◆ **Task description**: Leave out the pictures and transcribe everything else exactly.

╭─ Data

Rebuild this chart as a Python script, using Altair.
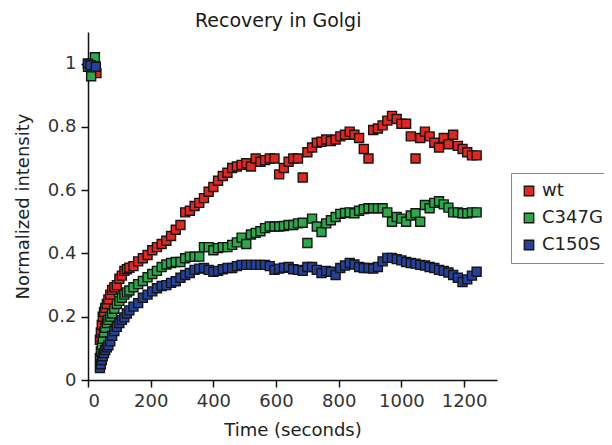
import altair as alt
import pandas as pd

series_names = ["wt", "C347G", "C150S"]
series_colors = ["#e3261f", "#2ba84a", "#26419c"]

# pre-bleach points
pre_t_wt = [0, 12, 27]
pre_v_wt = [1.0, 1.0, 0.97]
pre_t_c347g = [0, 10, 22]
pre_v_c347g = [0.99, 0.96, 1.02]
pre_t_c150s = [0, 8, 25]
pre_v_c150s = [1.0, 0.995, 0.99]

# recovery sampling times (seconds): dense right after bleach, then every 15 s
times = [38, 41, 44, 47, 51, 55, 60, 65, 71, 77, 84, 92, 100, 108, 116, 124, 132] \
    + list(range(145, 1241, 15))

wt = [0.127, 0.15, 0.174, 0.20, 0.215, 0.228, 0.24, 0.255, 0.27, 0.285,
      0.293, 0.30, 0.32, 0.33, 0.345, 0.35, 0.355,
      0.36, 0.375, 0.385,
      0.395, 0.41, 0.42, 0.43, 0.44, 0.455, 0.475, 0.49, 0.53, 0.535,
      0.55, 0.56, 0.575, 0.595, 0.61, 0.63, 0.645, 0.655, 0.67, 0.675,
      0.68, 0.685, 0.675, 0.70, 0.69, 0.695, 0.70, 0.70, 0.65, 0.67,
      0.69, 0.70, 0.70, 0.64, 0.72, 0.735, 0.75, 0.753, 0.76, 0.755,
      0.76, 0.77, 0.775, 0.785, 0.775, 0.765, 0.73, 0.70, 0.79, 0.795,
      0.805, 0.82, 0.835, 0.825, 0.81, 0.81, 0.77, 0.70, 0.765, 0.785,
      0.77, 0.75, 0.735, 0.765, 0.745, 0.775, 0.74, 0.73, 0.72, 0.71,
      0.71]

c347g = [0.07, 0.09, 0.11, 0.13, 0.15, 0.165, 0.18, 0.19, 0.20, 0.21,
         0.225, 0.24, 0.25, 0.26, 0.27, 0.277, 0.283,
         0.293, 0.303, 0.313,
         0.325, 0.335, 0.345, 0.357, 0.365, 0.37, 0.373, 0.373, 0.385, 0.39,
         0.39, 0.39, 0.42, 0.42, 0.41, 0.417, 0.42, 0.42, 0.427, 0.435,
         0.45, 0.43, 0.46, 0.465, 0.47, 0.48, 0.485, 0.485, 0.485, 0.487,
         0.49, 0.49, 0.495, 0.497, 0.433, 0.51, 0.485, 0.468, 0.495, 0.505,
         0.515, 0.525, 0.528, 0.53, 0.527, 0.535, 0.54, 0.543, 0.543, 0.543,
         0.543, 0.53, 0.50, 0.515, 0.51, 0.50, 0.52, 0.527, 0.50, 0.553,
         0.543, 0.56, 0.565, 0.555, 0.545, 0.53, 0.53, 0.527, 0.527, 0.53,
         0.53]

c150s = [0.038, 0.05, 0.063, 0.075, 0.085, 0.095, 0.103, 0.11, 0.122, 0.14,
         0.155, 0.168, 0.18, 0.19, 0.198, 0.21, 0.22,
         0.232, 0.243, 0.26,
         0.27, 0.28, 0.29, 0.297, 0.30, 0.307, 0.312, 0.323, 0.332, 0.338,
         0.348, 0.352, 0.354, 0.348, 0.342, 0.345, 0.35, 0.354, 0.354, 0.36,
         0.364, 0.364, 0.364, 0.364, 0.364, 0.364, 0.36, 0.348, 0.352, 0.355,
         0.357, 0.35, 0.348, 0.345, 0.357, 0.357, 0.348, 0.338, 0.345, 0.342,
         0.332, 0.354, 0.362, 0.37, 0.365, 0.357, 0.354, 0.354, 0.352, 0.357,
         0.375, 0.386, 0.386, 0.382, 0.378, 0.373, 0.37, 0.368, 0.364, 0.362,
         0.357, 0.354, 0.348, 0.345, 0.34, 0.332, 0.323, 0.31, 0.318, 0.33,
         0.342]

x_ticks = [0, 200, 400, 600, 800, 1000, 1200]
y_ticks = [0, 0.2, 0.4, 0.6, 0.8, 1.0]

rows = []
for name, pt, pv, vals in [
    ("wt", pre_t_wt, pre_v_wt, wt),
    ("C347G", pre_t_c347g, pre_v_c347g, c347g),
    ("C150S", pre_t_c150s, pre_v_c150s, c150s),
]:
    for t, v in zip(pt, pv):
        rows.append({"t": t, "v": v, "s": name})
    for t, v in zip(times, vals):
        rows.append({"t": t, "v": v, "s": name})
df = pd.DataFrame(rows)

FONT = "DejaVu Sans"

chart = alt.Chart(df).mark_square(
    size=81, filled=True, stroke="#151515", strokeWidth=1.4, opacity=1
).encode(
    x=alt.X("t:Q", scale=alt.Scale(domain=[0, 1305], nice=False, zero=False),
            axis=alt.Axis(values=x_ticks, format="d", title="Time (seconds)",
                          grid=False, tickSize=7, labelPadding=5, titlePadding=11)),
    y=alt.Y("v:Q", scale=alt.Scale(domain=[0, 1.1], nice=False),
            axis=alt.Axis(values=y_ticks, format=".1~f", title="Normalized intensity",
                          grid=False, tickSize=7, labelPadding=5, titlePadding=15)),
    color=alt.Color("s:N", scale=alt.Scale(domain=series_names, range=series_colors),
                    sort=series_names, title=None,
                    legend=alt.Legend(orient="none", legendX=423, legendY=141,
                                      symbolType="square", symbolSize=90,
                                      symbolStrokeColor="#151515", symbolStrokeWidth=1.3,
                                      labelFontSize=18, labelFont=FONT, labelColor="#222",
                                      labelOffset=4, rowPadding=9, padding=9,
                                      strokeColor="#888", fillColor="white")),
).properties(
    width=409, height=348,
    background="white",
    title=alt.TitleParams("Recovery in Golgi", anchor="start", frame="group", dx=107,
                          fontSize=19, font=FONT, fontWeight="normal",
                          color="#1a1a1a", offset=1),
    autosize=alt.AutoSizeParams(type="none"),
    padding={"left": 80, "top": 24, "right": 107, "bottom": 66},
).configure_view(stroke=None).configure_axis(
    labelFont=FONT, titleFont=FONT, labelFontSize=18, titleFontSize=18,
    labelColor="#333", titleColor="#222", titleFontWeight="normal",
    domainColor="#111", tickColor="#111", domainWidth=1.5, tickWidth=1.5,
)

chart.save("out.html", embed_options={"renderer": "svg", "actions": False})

╰─

◆ **Exercise solution**:
Rebuild this chart as a Python script, using Altair.
import altair as alt
import pandas as pd

series_names = ["wt", "C347G", "C150S"]
series_colors = ["#e3261f", "#2ba84a", "#26419c"]

# pre-bleach points
pre_t_wt = [0, 12, 27]
pre_v_wt = [1.0, 1.0, 0.97]
pre_t_c347g = [0, 10, 22]
pre_v_c347g = [0.99, 0.96, 1.02]
pre_t_c150s = [0, 8, 25]
pre_v_c150s = [1.0, 0.995, 0.99]

# recovery sampling times (seconds): dense right after bleach, then every 15 s
times = [38, 41, 44, 47, 51, 55, 60, 65, 71, 77, 84, 92, 100, 108, 116, 124, 132] \
    + list(range(145, 1241, 15))

wt = [0.127, 0.15, 0.174, 0.20, 0.215, 0.228, 0.24, 0.255, 0.27, 0.285,
      0.293, 0.30, 0.32, 0.33, 0.345, 0.35, 0.355,
      0.36, 0.375, 0.385,
      0.395, 0.41, 0.42, 0.43, 0.44, 0.455, 0.475, 0.49, 0.53, 0.535,
      0.55, 0.56, 0.575, 0.595, 0.61, 0.63, 0.645, 0.655, 0.67, 0.675,
      0.68, 0.685, 0.675, 0.70, 0.69, 0.695, 0.70, 0.70, 0.65, 0.67,
      0.69, 0.70, 0.70, 0.64, 0.72, 0.735, 0.75, 0.753, 0.76, 0.755,
      0.76, 0.77, 0.775, 0.785, 0.775, 0.765, 0.73, 0.70, 0.79, 0.795,
      0.805, 0.82, 0.835, 0.825, 0.81, 0.81, 0.77, 0.70, 0.765, 0.785,
      0.77, 0.75, 0.735, 0.765, 0.745, 0.775, 0.74, 0.73, 0.72, 0.71,
      0.71]

c347g = [0.07, 0.09, 0.11, 0.13, 0.15, 0.165, 0.18, 0.19, 0.20, 0.21,
         0.225, 0.24, 0.25, 0.26, 0.27, 0.277, 0.283,
         0.293, 0.303, 0.313,
         0.325, 0.335, 0.345, 0.357, 0.365, 0.37, 0.373, 0.373, 0.385, 0.39,
         0.39, 0.39, 0.42, 0.42, 0.41, 0.417, 0.42, 0.42, 0.427, 0.435,
         0.45, 0.43, 0.46, 0.465, 0.47, 0.48, 0.485, 0.485, 0.485, 0.487,
         0.49, 0.49, 0.495, 0.497, 0.433, 0.51, 0.485, 0.468, 0.495, 0.505,
         0.515, 0.525, 0.528, 0.53, 0.527, 0.535, 0.54, 0.543, 0.543, 0.543,
         0.543, 0.53, 0.50, 0.515, 0.51, 0.50, 0.52, 0.527, 0.50, 0.553,
         0.543, 0.56, 0.565, 0.555, 0.545, 0.53, 0.53, 0.527, 0.527, 0.53,
         0.53]

c150s = [0.038, 0.05, 0.063, 0.075, 0.085, 0.095, 0.103, 0.11, 0.122, 0.14,
         0.155, 0.168, 0.18, 0.19, 0.198, 0.21, 0.22,
         0.232, 0.243, 0.26,
         0.27, 0.28, 0.29, 0.297, 0.30, 0.307, 0.312, 0.323, 0.332, 0.338,
         0.348, 0.352, 0.354, 0.348, 0.342, 0.345, 0.35, 0.354, 0.354, 0.36,
         0.364, 0.364, 0.364, 0.364, 0.364, 0.364, 0.36, 0.348, 0.352, 0.355,
         0.357, 0.35, 0.348, 0.345, 0.357, 0.357, 0.348, 0.338, 0.345, 0.342,
         0.332, 0.354, 0.362, 0.37, 0.365, 0.357, 0.354, 0.354, 0.352, 0.357,
         0.375, 0.386, 0.386, 0.382, 0.378, 0.373, 0.37, 0.368, 0.364, 0.362,
         0.357, 0.354, 0.348, 0.345, 0.34, 0.332, 0.323, 0.31, 0.318, 0.33,
         0.342]

x_ticks = [0, 200, 400, 600, 800, 1000, 1200]
y_ticks = [0, 0.2, 0.4, 0.6, 0.8, 1.0]

rows = []
for name, pt, pv, vals in [
    ("wt", pre_t_wt, pre_v_wt, wt),
    ("C347G", pre_t_c347g, pre_v_c347g, c347g),
    ("C150S", pre_t_c150s, pre_v_c150s, c150s),
]:
    for t, v in zip(pt, pv):
        rows.append({"t": t, "v": v, "s": name})
    for t, v in zip(times, vals):
        rows.append({"t": t, "v": v, "s": name})
df = pd.DataFrame(rows)

FONT = "DejaVu Sans"

chart = alt.Chart(df).mark_square(
    size=81, filled=True, stroke="#151515", strokeWidth=1.4, opacity=1
).encode(
    x=alt.X("t:Q", scale=alt.Scale(domain=[0, 1305], nice=False, zero=False),
            axis=alt.Axis(values=x_ticks, format="d", title="Time (seconds)",
                          grid=False, tickSize=7, labelPadding=5, titlePadding=11)),
    y=alt.Y("v:Q", scale=alt.Scale(domain=[0, 1.1], nice=False),
            axis=alt.Axis(values=y_ticks, format=".1~f", title="Normalized intensity",
                          grid=False, tickSize=7, labelPadding=5, titlePadding=15)),
    color=alt.Color("s:N", scale=alt.Scale(domain=series_names, range=series_colors),
                    sort=series_names, title=None,
                    legend=alt.Legend(orient="none", legendX=423, legendY=141,
                                      symbolType="square", symbolSize=90,
                                      symbolStrokeColor="#151515", symbolStrokeWidth=1.3,
                                      labelFontSize=18, labelFont=FONT, labelColor="#222",
                                      labelOffset=4, rowPadding=9, padding=9,
                                      strokeColor="#888", fillColor="white")),
).properties(
    width=409, height=348,
    background="white",
    title=alt.TitleParams("Recovery in Golgi", anchor="start", frame="group", dx=107,
                          fontSize=19, font=FONT, fontWeight="normal",
                          color="#1a1a1a", offset=1),
    autosize=alt.AutoSizeParams(type="none"),
    padding={"left": 80, "top": 24, "right": 107, "bottom": 66},
).configure_view(stroke=None).configure_axis(
    labelFont=FONT, titleFont=FONT, labelFontSize=18, titleFontSize=18,
    labelColor="#333", titleColor="#222", titleFontWeight="normal",
    domainColor="#111", tickColor="#111", domainWidth=1.5, tickWidth=1.5,
)

chart.save("out.html", embed_options={"renderer": "svg", "actions": False})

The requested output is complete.